Yemekten önce Antonio ile tanışıyoruz; yerel rehberimiz. Siyah saçlı, koyu tenli, çok koyu kahverengi gözlü (ama nedense bal rengiymiş izlenimi veriyor), zayıf, orta boylu, sakin ifadeli bir adam. Peru Kızılderilisi. Hepimizin elini tek tek sıkıyor. İnsanın gözlerinin içine öylesine dikkatli bakıyor ki delip geçiyor; 'kafatasımın derinliklerinde ne keşfetti acaba?' diye düşündürüyor. Arkadaşımla birlikte 'kırkına yakındır herhalde' tahmininde bulunmuştuk, elli iki yaşında olduğunu öğrenince çok şaşırdık.

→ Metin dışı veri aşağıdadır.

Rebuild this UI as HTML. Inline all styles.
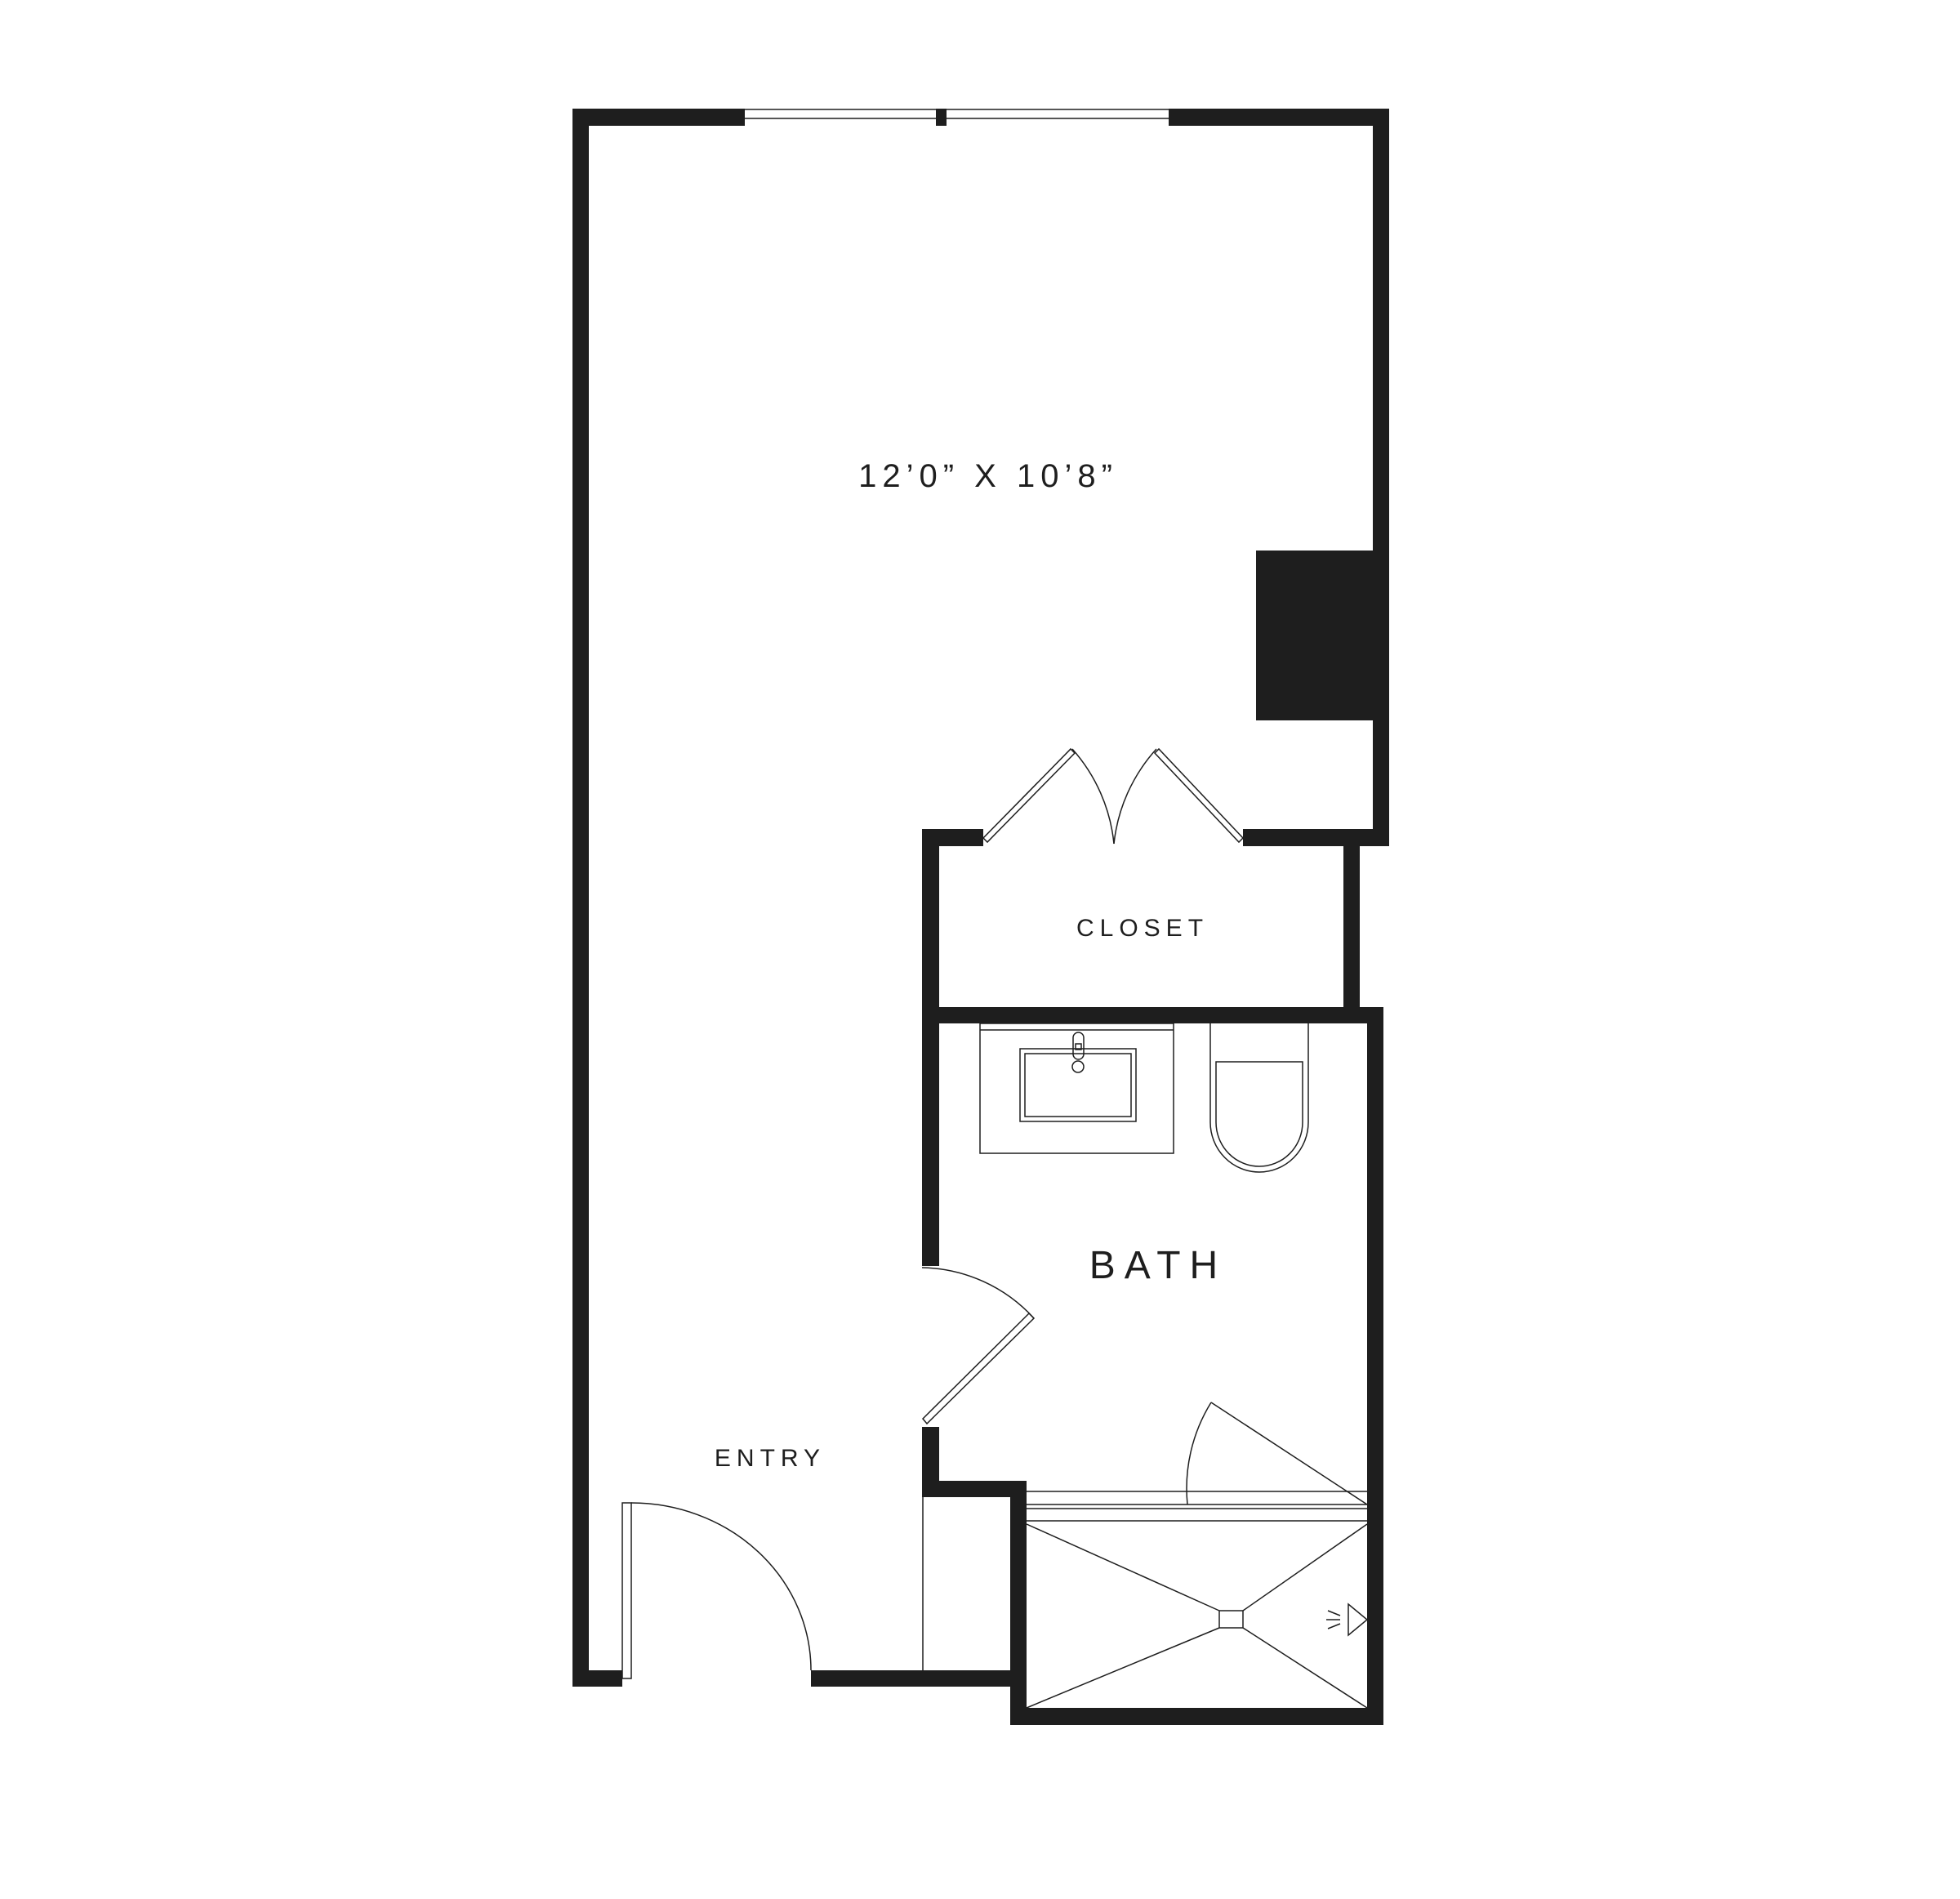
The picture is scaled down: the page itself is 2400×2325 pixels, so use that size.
<!DOCTYPE html>
<html><head><meta charset="utf-8"><style>
html,body{margin:0;padding:0;background:#fff;}
svg{display:block;}
text{font-family:"Liberation Sans",sans-serif;fill:#1e1e1e;}
</style></head><body>
<svg width="2400" height="2325" viewBox="0 0 2400 2325" xmlns="http://www.w3.org/2000/svg">
<rect width="2400" height="2325" fill="#fff"/>
<g fill="#1e1e1e">
<rect x="701" y="133" width="20" height="1932"/>
<rect x="701" y="133" width="211" height="21"/>
<rect x="1146" y="133" width="13" height="21"/>
<rect x="1431" y="133" width="270" height="21"/>
<rect x="1681" y="133" width="20" height="903"/>
<rect x="1538" y="674" width="163" height="208"/>
<rect x="1522" y="1015" width="179" height="21"/>
<rect x="1129" y="1015" width="75" height="21"/>
<rect x="1129" y="1015" width="21" height="535"/>
<rect x="1645" y="1015" width="20" height="229"/>
<rect x="1129" y="1233" width="565" height="20"/>
<rect x="1674" y="1233" width="20" height="879"/>
<rect x="1237" y="2091" width="457" height="21"/>
<rect x="1237" y="1813" width="20" height="299"/>
<rect x="1129" y="1747" width="21" height="86"/>
<rect x="1129" y="1813" width="128" height="20"/>
<rect x="701" y="2045" width="61" height="20"/>
<rect x="993" y="2045" width="264" height="20"/>
</g>
<g fill="none" stroke="#1e1e1e" stroke-width="1.5">
<line x1="912" y1="134" x2="1146" y2="134"/><line x1="912" y1="145" x2="1146" y2="145"/>
<line x1="1159" y1="134" x2="1431" y2="134"/><line x1="1159" y1="145" x2="1431" y2="145"/>
<polygon points="1204,1026 1209,1031 1316,922 1311,917"/>
<path d="M1313,917 A205,205 0 0 1 1364,1033"/>
<polygon points="1522,1026 1517,1031 1414,922 1419,917"/>
<path d="M1416,917 A205,205 0 0 0 1364,1033"/>
<path d="M1129,1552 A190,190 0 0 1 1266,1614"/>
<polygon points="1266,1614 1260,1608 1130,1737 1135,1743"/>
<rect x="762" y="1840" width="11" height="215"/>
<path d="M773,1840 A220,205 0 0 1 993,2045"/>
<line x1="1130" y1="1833" x2="1130" y2="2045"/>
<rect x="1200" y="1253" width="237" height="159"/>
<line x1="1200" y1="1261" x2="1437" y2="1261"/>
<rect x="1249" y="1284" width="142" height="89"/>
<rect x="1255" y="1290" width="130" height="77"/>
<rect x="1314" y="1264" width="13" height="33" rx="6.5"/>
<rect x="1317" y="1278" width="7" height="7"/>
<circle cx="1320" cy="1306" r="7" fill="#fff"/>
<path d="M1482,1253 L1482,1374 A60,61 0 0 0 1602,1374 L1602,1253"/>
<path d="M1489,1300 L1595,1300 L1595,1374 A53,54 0 0 1 1489,1374 Z"/>
<line x1="1257" y1="1826" x2="1674" y2="1826"/>
<line x1="1257" y1="1842" x2="1674" y2="1842"/>
<line x1="1257" y1="1847" x2="1674" y2="1847"/>
<line x1="1257" y1="1862" x2="1674" y2="1862"/>
<line x1="1483" y1="1717" x2="1674" y2="1842"/>
<path d="M1483,1717 A200,200 0 0 0 1454,1842"/>
<rect x="1493" y="1972" width="29" height="21"/>
<line x1="1257" y1="1866" x2="1493" y2="1972"/>
<line x1="1674" y1="1866" x2="1522" y2="1972"/>
<line x1="1257" y1="2091" x2="1493" y2="1993"/>
<line x1="1674" y1="2091" x2="1522" y2="1993"/>
<polygon points="1651,1964 1674,1983 1651,2002"/>
<line x1="1626" y1="1972" x2="1641" y2="1978"/>
<line x1="1624" y1="1983" x2="1641" y2="1983"/>
<line x1="1626" y1="1994" x2="1641" y2="1988"/>
</g>
<text x="1210" y="596" font-size="40" text-anchor="middle" letter-spacing="7">12’0”  X  10’8”</text>
<text x="1399" y="1146" font-size="30" text-anchor="middle" letter-spacing="7">CLOSET</text>
<text x="1418" y="1565" font-size="48" text-anchor="middle" letter-spacing="11">BATH</text>
<text x="943" y="1795" font-size="30" text-anchor="middle" letter-spacing="7">ENTRY</text>
</svg>
</body></html>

Yemekte ilk kez Pisco Sour içiyoruz. Peru'nun yerel ve çok yaygın alkollü içkisi. Hoşuma gitti fakat her öğle ve akşam önümüze getirilince bıktım.

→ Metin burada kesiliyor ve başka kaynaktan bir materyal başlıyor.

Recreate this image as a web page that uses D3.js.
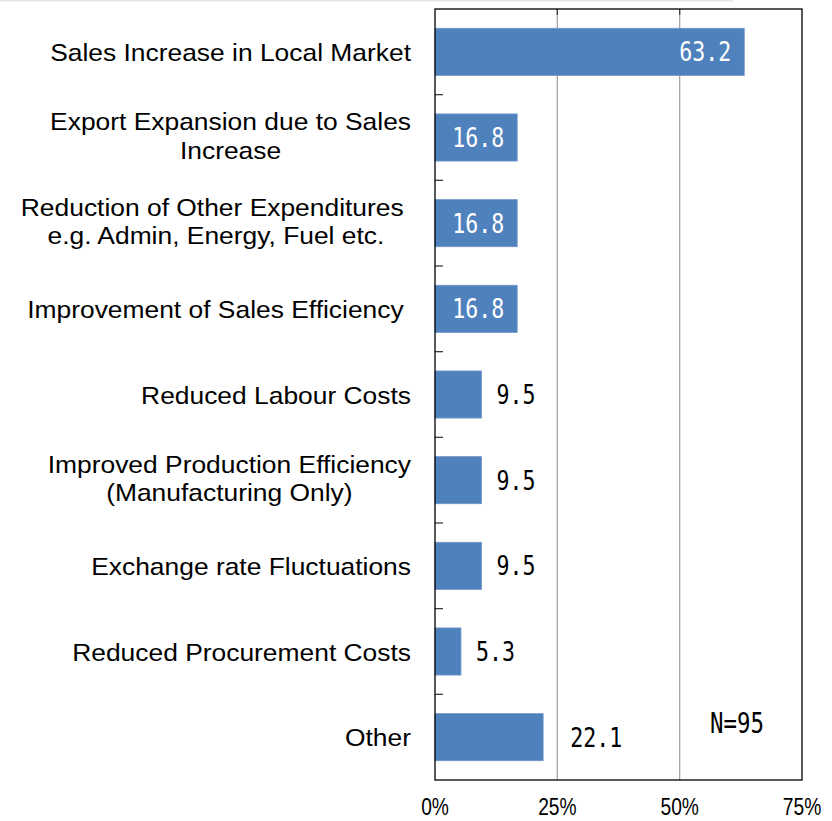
<!DOCTYPE html>
<html>
<head>
<meta charset="utf-8">
<script src="https://cdnjs.cloudflare.com/ajax/libs/d3/7.8.5/d3.min.js"></script>
<style>
  body { margin: 0; background: #fff; }
  svg { display: block; }
</style>
</head>
<body>
<div id="chart"></div>
<script>
var categories = [
    ["Sales Increase in Local Market"],
    ["Export Expansion due to Sales", "Increase"],
    ["Reduction of Other Expenditures ", "e.g. Admin, Energy, Fuel etc."],
    ["Improvement of Sales Efficiency "],
    ["Reduced Labour Costs"],
    ["Improved Production Efficiency", "(Manufacturing Only)"],
    ["Exchange rate Fluctuations"],
    ["Reduced Procurement Costs"],
    ["Other"]
];
var values = [63.2, 16.8, 16.8, 16.8, 9.5, 9.5, 9.5, 5.3, 22.1];
var xTicks = [0, 25, 50, 75];
var note = "N=95";

var margin = { top: 9, right: 30, bottom: 41, left: 435 },
    width = 832 - margin.left - margin.right,
    height = 821 - margin.top - margin.bottom;

var svg = d3.select("#chart")
    .append("svg")
    .attr("width", 832)
    .attr("height", 821);

// faint page edge at the top
svg.append("line")
    .attr("x1", 0).attr("x2", 733)
    .attr("y1", 0.5).attr("y2", 0.5)
    .attr("stroke", "#e8e8e8")
    .attr("stroke-width", 2);

var chart = svg.append("g")
    .attr("transform", "translate(" + margin.left + "," + margin.top + ")");

var data = values.map(function (v, i) { return { key: i, lines: categories[i], value: v }; });

var x = d3.scaleLinear()
    .domain([0, 75])
    .range([0, width]);

var y = d3.scaleBand()
    .domain(data.map(function (d) { return d.key; }))
    .range([0, height])
    .paddingInner(0.45)
    .paddingOuter(0.225);

// gridlines
chart.selectAll(".grid")
    .data(xTicks.slice(1, -1))
    .enter()
    .append("line")
    .attr("x1", function (d) { return x(d); })
    .attr("x2", function (d) { return x(d); })
    .attr("y1", 0)
    .attr("y2", height)
    .attr("stroke", "#a6a6a6")
    .attr("stroke-width", 1.3);

chart.selectAll(".gridtop")
    .data(xTicks.slice(1, -1))
    .enter()
    .append("line")
    .attr("x1", function (d) { return x(d); })
    .attr("x2", function (d) { return x(d); })
    .attr("y1", 0)
    .attr("y2", 6)
    .attr("stroke", "#404040")
    .attr("stroke-width", 1.3);

// bars
chart.selectAll(".bar")
    .data(data)
    .enter()
    .append("rect")
    .attr("x", x(0))
    .attr("y", function (d) { return y(d.key); })
    .attr("width", function (d) { return x(d.value) - x(0); })
    .attr("height", y.bandwidth())
    .attr("fill", "#4f81bd")
    .attr("stroke", "#7396c8")
    .attr("stroke-width", 0.8);

// category boundary ticks on the left axis
var step = y.step();
chart.selectAll(".ytick")
    .data(d3.range(1, data.length))
    .enter()
    .append("line")
    .attr("x1", 0)
    .attr("x2", 8)
    .attr("y1", function (i) { return y(i) - step * y.paddingInner() / 2; })
    .attr("y2", function (i) { return y(i) - step * y.paddingInner() / 2; })
    .attr("stroke", "#404040")
    .attr("stroke-width", 1.3);

// plot border
chart.append("rect")
    .attr("x", 0)
    .attr("y", 0)
    .attr("width", width)
    .attr("height", height)
    .attr("fill", "none")
    .attr("stroke", "#000")
    .attr("stroke-width", 1.3);

// value labels (narrow monospace look)
var numFont = "'DejaVu Sans Mono', monospace";
chart.selectAll(".val")
    .data(data)
    .enter()
    .append("text")
    .attr("transform", function (d, i) {
        var inside = i < 4;
        var px = inside ? x(d.value) - 13 : x(d.value) + (d.value > 20 ? 27 : 15);
        return "translate(" + px + "," + (y(d.key) + y.bandwidth() / 2 + 9.5) + ") scale(0.8,1)";
    })
    .attr("text-anchor", function (d, i) { return i < 4 ? "end" : "start"; })
    .attr("font-family", numFont)
    .attr("font-size", "27px")
    .attr("fill", function (d, i) { return i < 4 ? "#fff" : "#000"; })
    .text(function (d) { return d3.format(".1f")(d.value); });

// x tick labels
chart.selectAll(".xlab")
    .data(xTicks)
    .enter()
    .append("text")
    .attr("transform", function (d) { return "translate(" + x(d) + "," + (height + 35) + ") scale(0.8,1)"; })
    .attr("text-anchor", "middle")
    .attr("font-family", "'Liberation Sans', Arial, sans-serif")
    .attr("font-size", "24px")
    .attr("fill", "#000")
    .text(function (d) { return d + "%"; });

// N note
chart.append("text")
    .attr("transform", "translate(" + x(61.7) + "," + (y(data.length - 1) + 19) + ") scale(0.8,1)")
    .attr("text-anchor", "middle")
    .attr("font-family", numFont)
    .attr("font-size", "28px")
    .attr("fill", "#000")
    .text(note);

// category labels
var labelRight = -24, lineH = 28.5, fs = 24, sx = 1.1;
var labels = chart.selectAll(".cat")
    .data(data)
    .enter()
    .append("g")
    .attr("transform", function (d) {
        return "translate(" + labelRight + "," + (y(d.key) + y.bandwidth() / 2) + ") scale(" + sx + ",1)";
    });

labels.each(function (d) {
    var g = d3.select(this);
    var n = d.lines.length;
    var texts = g.selectAll("text")
        .data(d.lines)
        .enter()
        .append("text")
        .attr("font-family", "'Liberation Sans', Arial, sans-serif")
        .attr("font-size", fs + "px")
        .attr("fill", "#000")
        .style("white-space", "pre")
        .attr("y", function (t, i) { return (i - (n - 1) / 2) * lineH + (n > 1 ? 7 : 9); })
        .text(function (t) { return t; });
    var widths = [];
    texts.each(function () { widths.push(this.getComputedTextLength()); });
    var w = d3.max(widths);
    texts.attr("text-anchor", "middle").attr("x", -w / 2);
});
</script>
</body>
</html>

Odaya çekilip dinlenmek iyi geliyor. Bazı grup elemanları dışarıya çıktılar. Alışveriş yapacaklarmış. Şaşıramayacak kadar yorgundum; uyumuşum.

Birinci gün sabahtan akşama kentte dolaşıyoruz. Lima, klasik kalıplarda bir büyük şehir. Geniş caddeler, düzgün binalar, katedraller, saray yavruları, heykeller... İnkalar yok, herşey İspanyol tarzı. Eski uygarlık yerle bir edilip ortalık temizlenmiş, batı tarzı yapılaşmayla yaşam yerleştirilmiş. Peki, ya yerli halk? Antonio daha sonra ayrıntılarını anlatacağı acıların ilk sinyalini veriyor: 'Burada üç grup insan vardır. Beyazlar yani İspanyol asıllılar, melezler ve benim gibi Kızılderililer. En iyi durumda olanlar, en geniş imkanlar sağlananlar hep beyazlardır. En az eğitim ve en düşük gelir oranıysa Kızılderililerdedir.'

Yerel rehberimizin eğitimini öğrenemedik fakat dört dil bilen ve ülkesinin hem tarihini hem de arkeolojik geçmişini yutmuş bir insan. İspanyol kökenli rehberlerin üçte biri kadar ücret alıyormuş.

O ilk gün bana farklı bir kıtada ve kültürde olduğumuzu gösteren üç şey oldu. Birincisi ağaçlardan neredeyse fışkırarak çıkmış, bizim taraflarda görmediğimiz kadar iri, yükseklere uzanmış boyunlarıyla kuşları, arıları avaz avaz çağıran müstehcen görünüşlü boru çiçekleri. Bir çiçek için böyle düşüneceğim hiç aklıma gelmezdi. İkincisi büyük meydanda, parlamento binası önündeki asker değişim töreninden sonra çalmaya başlayan sokak müziği eşliğinde önce dans edip sonra kaldırıma yatarak sevişen genç Lima'lı çift. Epeyce ileri gittiler, kimse bakmadı. Üçüncüsüyse gece gökyüzünde beliren hilal: Ters duruyordu yani aşağıdan yukarıya doğru; şaka gibi.

Sabah altıda kalkıp önce Parakas'a sonra da Naska'ya gideceğiz. Henüz deniz seviyesindeyiz yine de İnkalar ve atalarıyla tanışmanın zamanı geldi.